3. pain management therapy (useful alongside appropriate treatment as any reduction in pain is to be welcomed, but doesn't tackle the root of the problem unless with other treatment). I have seen it as a fob off for ladies where there is an inexperienced consultant who says nothing further can be done;
Much of the above, whilst better than no treatment, is inadequate for stage 4 endo, although some of it may give temporary relief.
Likewise if you only have first stage tiny patch of endo it would be equally inappropriate to undergo a long op sch as 'total peritonium radical excision' which is the rolls royce of endo surgery and the best treatment for stage 4 widespread endo.
Unfortunately because of the time, skill and dedication this surgery takes, not many surgeons can do it. This removes the whole top layer of the peritoneum so all endo seen and unseen is removed. The organs that have become misshapen out of place can go back as far as possible to where they should be and the peritoneum heals leaving you with a brand new one minus endo.
I underwent this 2 years ago and have so far been pain free and back to normal. This was after my first gynae consultant told me my only hope was a hysterectomy and oophrectomy.
I learnt that you get offered the treatment that is commensurate with the experience of the consultant you see and there is a wide variety of experience amongst those who say they treat endo. You need to make sure you are seeing a person who is experienced to deal with the degree of endo that you have.
I went through the mill re treatment option so i hope this will help in some way.
Just to say though - sometimes grade 4 endo beats even the 'Rolls Royce' surgeons.
My frankly fantastic NHS gynae who doesn't specialise personally in endo went out of her way to consult others who do and has been amazing since I was turned down for that Rolls Royce treatment on the basis that my endo was too complicated even for God himself.
It's not fair to assume that just because our hard pressed NHS doesn't have the best resources to hand that it doesn't care. In my experience, they do their very best to treat a disease that has even the so called experts baffled. It is true that great advances are being made in treating it, but there is no cure for this disease, only luck in how people respond to the treatment they receive.
Stage 4 for the best part of 20 years and counting, and thanking God every day for my gynae
Hi. Unfortunately, I did seek the opinion of an endometriosis specialist a few years back who primarily performed excisional surgery.
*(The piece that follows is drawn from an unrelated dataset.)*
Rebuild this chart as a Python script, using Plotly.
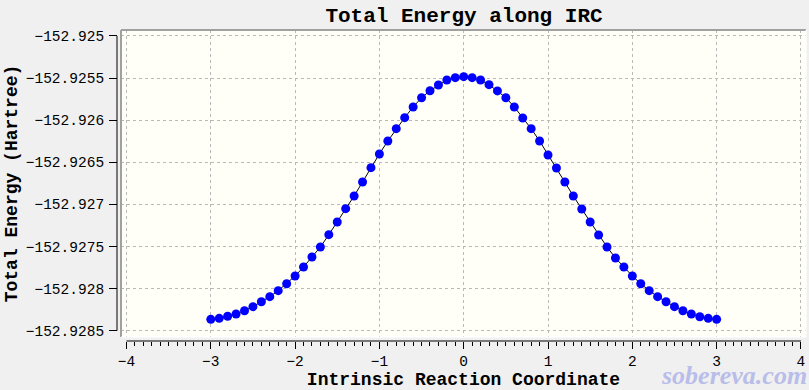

This doctor could not help me and categorically stated that I did not have endometriosis, something that I could not accept, especially as I have had endo removed and seen since.
Luck has not been on my side when dealing with so called specialists but I am learning to cope with the pain in my own way.
I think that if it works for you, there isn't a 'right' or 'wrong' way of coping with endometriosis.
In this day and age, so many people expect answers to everything immediately, and want to blame everybody else or at least transfer responsibility for things they can't control.
But this is endometriosis. The medical world doesn't fully understand it yet, there is no cure, and so their hands are tied too.
It's not fair that ladies with endometriosis have to live the life they do, but at the same time, it's nobody's fault, so lashing out constantly is wasted energy. That's not to say that the odd rant at the skies isn't helpful, we wouldn't be human if we didn't! but it makes more sense overall to find ways of dealing with what we've got. And by that I don't mean just accepting it and not trying to do anything about it, but it sounds as if you've done as much as you can to this point.
It's rubbish that our lives are lived around endo but once you know your own endo, you'll know how best to deal with it.